A bunch of “read: connection refused” on a recent execution after the publication of the core snap to edge http://paste.ubuntu.com/24427104/, for instance:

+ snap install test-snapd-tools --channel=edge
error: cannot install "test-snapd-tools": Get https://search.apps.ubuntu.com/api/v1/snaps/details/test-snapd-tools?channel=edge&fields=anon_download_url%2Carchitecture%2Cchannel%2Cdownload_sha3_384%2Csummary%2Cdescription%2Cdeltas%2Cbinary_filesize%2Cdownload_url%2Cepoch%2Cicon_url%2Clast_updated%2Cpackage_name%2Cprices%2Cpublisher%2Cratings_average%2Crevision%2Cscreenshot_urls%2Csnap_id%2Csupport_url%2Ccontact%2Ctitle%2Ccontent%2Cversion%2Corigin%2Cdeveloper_id%2Cprivate%2Cconfinement: dial tcp: lookup search.apps.ubuntu.com on [::1]:53: read udp [::1]:33216->[::1]:53: read: connection refused
-----

10 more read: connection refused errors this morning after the amd64 core snap publication to edge: https://travis-ci.org/snapcore/spread-cron/builds/225067795

This is caused by https://bugs.launchpad.net/ubuntu/+source/systemd/+bug/1659195, this is now reverted again and tests should be back to normal with the next core image build.

1 Like

@fgimenez this test (new?) seems to be flaky

  • linode:ubuntu-core-16-64:tests/main/failover:emptyinitrd

I’m seeing it failing often on my unrelated PRs

@fgimenez it’s failing with:

ERROR cannot replace signed kernel snap with an unasserted one

it’s probably because of the landing of the parametrizing branch, we don’t let install sideloaded kernels over non-sideloaded ones,

we need to disable this again until we think what to do

I’m disabling it in one of my branches that are to be merged

Thanks @pedronis, we could move this one to the nightly suite and execute by setting a kernel channel different from the default one (so that kernel is sideloaded), wdyt? However not sure how to extract only this variant without repeating all the logic, maybe move the logic to a library?

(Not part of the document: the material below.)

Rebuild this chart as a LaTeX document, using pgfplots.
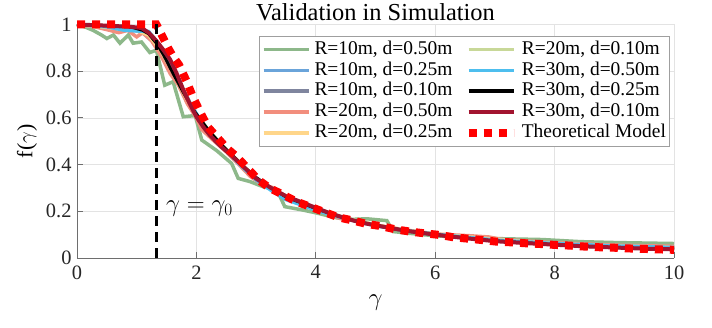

this one seems also flaky:

Error executing autopkgtest:ubuntu-17.04-amd64:tests/main/econnreset

https://objectstorage.prodstack4-5.canonical.com/v1/AUTH_77e2ada1e7a84929a74ba3b87153c0ac/autopkgtest-zesty-snappy-dev-image/zesty/amd64/s/snapd/20170426_092408_9dd14@/log.gz

Aha, this one is interesting, if you look at the failure message:

+ grep -q 'Retrying.*download-snap/.*\.snap, attempt 1' snap-download.log
grep: + su -c '/usr/bin/env SNAPD_DEBUG=1 snap download core 2>snap-download.log' test
snap-download.log: No such file or directory

It seems to suggest that snap-download.log does not yet exit by the time grep runs. The test uses command & to run stuff in the background, I wonder if that also means the opening of the log file happens in the background. I’ll have a look.